Ces véhicules – dits également véhicules à délégation totale ou partielle de conduite (VDPTC) –, pilotés grâce à des logiciels de supervision et équipés de multiples capteurs leur permettant de s’adapter à leur environnement, font désormais l’objet de développements de la part de la quasi-totalité des constructeurs automobiles et, depuis plusieurs années, d’expérimentations grandeur nature. Si les essais menés en matière de voitures individuelles et connus du grand public sont principalement liés à des incidents ayant conduit à des accidents mortels aux Etats-Unis (TELSA en 2016 et UBER en 2018), l’utilisation des véhicules autonomes à des fins de transport public de personnes est une des pistes d’évolution les plus intéressantes du secteur, où les entreprises françaises sont aux avant-postes.

A cet égard, les expériences de navettes dédiées au transport de personnes en sites ouverts à la circulation lancées en 2016 et 2017 à Lyon et Paris notamment, permettent de dresser un premier bilan de la réglementation applicable (A) ainsi que des modalités pratiques de déroulement de ces essais de véhicules intelligents (B) . Enfin, force est de relever que les expérimentations de VDPTC affectées au transport de voyageurs font aujourd’hui l’objet de quelques assouplissements au regard du droit des transports, légitimés pas leur caractère innovant, mais n’ont, en revanche, donné lieu à aucune modification du régime de responsabilité civile (C).

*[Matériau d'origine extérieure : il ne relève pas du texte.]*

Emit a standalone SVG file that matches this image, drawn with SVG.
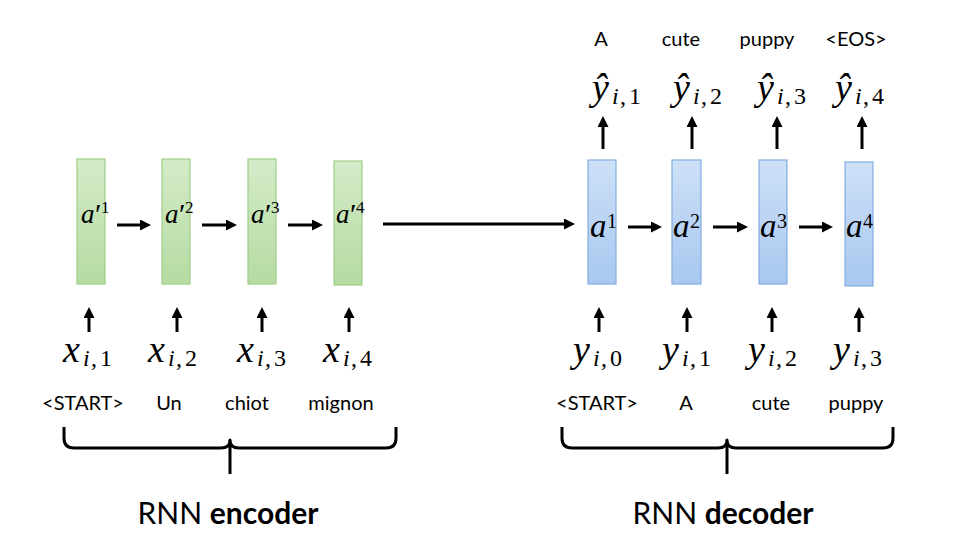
<svg xmlns="http://www.w3.org/2000/svg" width="960" height="554" viewBox="0 0 960 554">
<defs>
<linearGradient id="gG" x1="0" y1="0" x2="0" y2="1"><stop offset="0" stop-color="#d4ebc8"/><stop offset="1" stop-color="#b6dba2"/></linearGradient>
<linearGradient id="gB" x1="0" y1="0" x2="0" y2="1"><stop offset="0" stop-color="#cde0f7"/><stop offset="1" stop-color="#a8c8ef"/></linearGradient>
<marker id="ah" markerUnits="userSpaceOnUse" markerWidth="11" markerHeight="11" viewBox="0 0 11 11" refX="7" refY="5.5" orient="auto"><path d="M0,0 L11,5.5 L0,11 z" fill="#000"/></marker>
<style>
.enc{fill:url(#gG);stroke:#9fce87;stroke-width:1.2}
.dec{fill:url(#gB);stroke:#83ade2;stroke-width:1.2}
.ar{stroke:#000;stroke-width:3;fill:none;marker-end:url(#ah)}
.br{stroke:#000;stroke-width:3;fill:none;stroke-linejoin:round}
.m{font-family:"Liberation Serif","DejaVu Serif",serif;fill:#000}
.it{font-style:italic}
.ea{font-size:27px}
.da{font-size:33px}
.big{font-size:38px}
.sub{font-size:24px}
.w{font-family:Lato,"Liberation Sans",sans-serif;font-size:20px;fill:#000;text-anchor:middle}
.t{font-family:Lato,"Liberation Sans",sans-serif;font-size:30px;fill:#000;text-anchor:middle}
</style>
</defs>
<rect width="960" height="554" fill="#fff"/>

<g id="enc1"><rect class="enc" x="77" y="159" width="28" height="125"/><text class="m ea" y="223"><tspan x="81" class="it">a</tspan><tspan x="95" y="224" font-size="30">′</tspan><tspan x="101" y="213" font-size="17">1</tspan></text></g>
<g id="enc2"><rect class="enc" x="162" y="159" width="28" height="125"/><text class="m ea" y="223"><tspan x="165" class="it">a</tspan><tspan x="179" y="224" font-size="30">′</tspan><tspan x="185" y="213" font-size="17">2</tspan></text></g>
<g id="enc3"><rect class="enc" x="248" y="159" width="28" height="125"/><text class="m ea" y="223"><tspan x="251" class="it">a</tspan><tspan x="265" y="224" font-size="30">′</tspan><tspan x="271" y="213" font-size="17">3</tspan></text></g>
<g id="enc4"><rect class="enc" x="334" y="161" width="28" height="124"/><text class="m ea" y="223"><tspan x="336" class="it">a</tspan><tspan x="350" y="224" font-size="30">′</tspan><tspan x="356" y="213" font-size="17">4</tspan></text></g>

<g id="dec1"><rect class="dec" x="588" y="160" width="28" height="124"/><text class="m da" y="237"><tspan x="590" class="it">a</tspan><tspan x="607" y="228" font-size="20">1</tspan></text></g>
<g id="dec2"><rect class="dec" x="672" y="160" width="29" height="124"/><text class="m da" y="237"><tspan x="673" class="it">a</tspan><tspan x="690" y="228" font-size="20">2</tspan></text></g>
<g id="dec3"><rect class="dec" x="759" y="160" width="28" height="124"/><text class="m da" y="237"><tspan x="760" class="it">a</tspan><tspan x="777" y="228" font-size="20">3</tspan></text></g>
<g id="dec4"><rect class="dec" x="845" y="162" width="28" height="124"/><text class="m da" y="237"><tspan x="846" class="it">a</tspan><tspan x="863" y="228" font-size="20">4</tspan></text></g>

<g id="x1"><text class="m" y="362"><tspan x="63" class="it big">x</tspan><tspan x="83" y="366" class="it sub">i</tspan><tspan x="91" class="sub">,</tspan><tspan x="100" class="sub">1</tspan></text><text class="w" x="83" y="410">&lt;START&gt;</text></g>
<g id="x2"><text class="m" y="362"><tspan x="148" class="it big">x</tspan><tspan x="168" y="366" class="it sub">i</tspan><tspan x="176" class="sub">,</tspan><tspan x="185" class="sub">2</tspan></text><text class="w" x="169" y="410">Un</text></g>
<g id="x3"><text class="m" y="362"><tspan x="237" class="it big">x</tspan><tspan x="257" y="366" class="it sub">i</tspan><tspan x="265" class="sub">,</tspan><tspan x="274" class="sub">3</tspan></text><text class="w" x="247" y="410">chiot</text></g>
<g id="x4"><text class="m" y="362"><tspan x="323" class="it big">x</tspan><tspan x="343" y="366" class="it sub">i</tspan><tspan x="351" class="sub">,</tspan><tspan x="360" class="sub">4</tspan></text><text class="w" x="341" y="410">mignon</text></g>

<g id="y0"><text class="m" y="362"><tspan x="573" class="it big">y</tspan><tspan x="593" y="366" class="it sub">i</tspan><tspan x="601" class="sub">,</tspan><tspan x="610" class="sub">0</tspan></text><text class="w" x="597" y="410">&lt;START&gt;</text></g>
<g id="y1"><text class="m" y="362"><tspan x="662" class="it big">y</tspan><tspan x="682" y="366" class="it sub">i</tspan><tspan x="690" class="sub">,</tspan><tspan x="699" class="sub">1</tspan></text><text class="w" x="686" y="410">A</text></g>
<g id="y2"><text class="m" y="362"><tspan x="748" class="it big">y</tspan><tspan x="768" y="366" class="it sub">i</tspan><tspan x="776" class="sub">,</tspan><tspan x="785" class="sub">2</tspan></text><text class="w" x="771" y="410">cute</text></g>
<g id="y3"><text class="m" y="362"><tspan x="833" class="it big">y</tspan><tspan x="853" y="366" class="it sub">i</tspan><tspan x="861" class="sub">,</tspan><tspan x="870" class="sub">3</tspan></text><text class="w" x="856" y="410">puppy</text></g>

<g id="yh1"><text class="w" x="601" y="46">A</text><text class="m" y="100"><tspan x="592" class="it big">ŷ</tspan><tspan x="612" y="104" class="it sub">i</tspan><tspan x="620" class="sub">,</tspan><tspan x="629" class="sub">1</tspan></text></g>
<g id="yh2"><text class="w" x="681" y="46">cute</text><text class="m" y="100"><tspan x="673" class="it big">ŷ</tspan><tspan x="693" y="104" class="it sub">i</tspan><tspan x="701" class="sub">,</tspan><tspan x="710" class="sub">2</tspan></text></g>
<g id="yh3"><text class="w" x="767" y="46">puppy</text><text class="m" y="100"><tspan x="757" class="it big">ŷ</tspan><tspan x="777" y="104" class="it sub">i</tspan><tspan x="785" class="sub">,</tspan><tspan x="794" class="sub">3</tspan></text></g>
<g id="yh4"><text class="w" x="856" y="46">&lt;EOS&gt;</text><text class="m" y="100"><tspan x="835" class="it big">ŷ</tspan><tspan x="855" y="104" class="it sub">i</tspan><tspan x="863" class="sub">,</tspan><tspan x="872" class="sub">4</tspan></text></g>

<g id="connectors">
<line class="ar" x1="117" y1="225" x2="147" y2="225"/>
<line class="ar" x1="202" y1="225" x2="233" y2="225"/>
<line class="ar" x1="288" y1="225" x2="319" y2="225"/>
<line class="ar" x1="383" y1="224" x2="571" y2="224"/>
<line class="ar" x1="628" y1="227" x2="658" y2="227"/>
<line class="ar" x1="713" y1="227" x2="744" y2="227"/>
<line class="ar" x1="799" y1="227" x2="829" y2="227"/>
<line class="ar" x1="89" y1="332" x2="89" y2="311"/>
<line class="ar" x1="177" y1="332" x2="177" y2="311"/>
<line class="ar" x1="262" y1="332" x2="262" y2="311"/>
<line class="ar" x1="349" y1="332" x2="349" y2="311"/>
<line class="ar" x1="599" y1="332" x2="599" y2="311"/>
<line class="ar" x1="687" y1="332" x2="687" y2="311"/>
<line class="ar" x1="772" y1="332" x2="772" y2="311"/>
<line class="ar" x1="859" y1="332" x2="859" y2="311"/>
<line class="ar" x1="603" y1="149" x2="603" y2="120"/>
<line class="ar" x1="692" y1="149" x2="692" y2="120"/>
<line class="ar" x1="777" y1="149" x2="777" y2="120"/>
<line class="ar" x1="862" y1="149" x2="862" y2="120"/>
</g>

<g id="encoder-brace">
<path class="br" d="M64,427 V438 Q64,448 74,448 H221 Q230,448 230,440 Q230,448 239,448 H386 Q396,448 396,438 V427 M230,442 V474"/>
<text class="t" x="228" y="524">RNN <tspan font-weight="bold">encoder</tspan></text>
</g>
<g id="decoder-brace">
<path class="br" d="M562,427 V438 Q562,448 572,448 H718 Q727,448 727,440 Q727,448 736,448 H883 Q893,448 893,438 V427 M727,442 V474"/>
<text class="t" x="723" y="524">RNN <tspan font-weight="bold">decoder</tspan></text>
</g>
</svg>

A. L’État de la réglementation applicable

Les textes fondateurs sur l’utilisation des véhicules à délégation de conduite procèdent d’un article de la loi d’habilitation n° 2015-992 du 17 août 2015 relative à la transition énergétique pour la croissance verte et de l’ordonnance n° 2016-1057 du 3 août 2016 – composée de quatre articles très brefs – dont l’application devait être précisée par voie réglementaire, objet du décret n° 2018-211 du 28 mars 2018.

1. Un cadre juridique naissant pour les VDPTC

C’est donc l’article 37, IX de la loi n° 2015-992 du 17 août 2015 relative à la transition énergétique pour la croissance verte qui a habilité le Gouvernement, sur le fondement de l’article 38 de la Constitution, à prendre par ordonnance « toute mesure relevant du domaine de la loi afin de permettre la circulation sur la voie publique de véhicules à délégation partielle ou totale de conduite [VDPTC], qu’il s’agisse de voitures particulières, de véhicules de transport de marchandises ou de véhicules de transport de personnes, à des fins expérimentales, dans des conditions assurant la sécurité de tous les usagers et en prévoyant, le cas échéant, un régime de responsabilité approprié ».

C’est ainsi que l’ordonnance n° 2016-1057 du 3 août 2016 (relative à l’expérimentation des véhicules à délégation de conduite sur les voies publiques) a subordonné la circulation à des fins expérimentales des VDPTC à la délivrance d’une autorisation destinée à assurer la sécurité et le déroulement de l’expérimentation.

Toutefois, l’ordonnance du 3 août 2016 renvoyait à un décret en Conseil d’État le soin de préciser les conditions et les modalités de mise en œuvre de l’autorisation, et à un arrêté ministériel conjoint des ministres chargés de la sécurité routière et des transports celui de fixer notamment la composition du dossier.

Après une phase de consultation réalisée au cours du premier trimestre 2017 auprès des opérateurs économiques concernés et plus d’un an d’attente, le décret attendu a enfin été publié. Il autorise les véhicules autonomes à circuler sur des voies ouvertes à la circulation publique sous couvert d’un titre provisoire de circulation spécifique qui s’ajoute au nombre de ceux prévus par l’article R. 322-3 du Code de la route.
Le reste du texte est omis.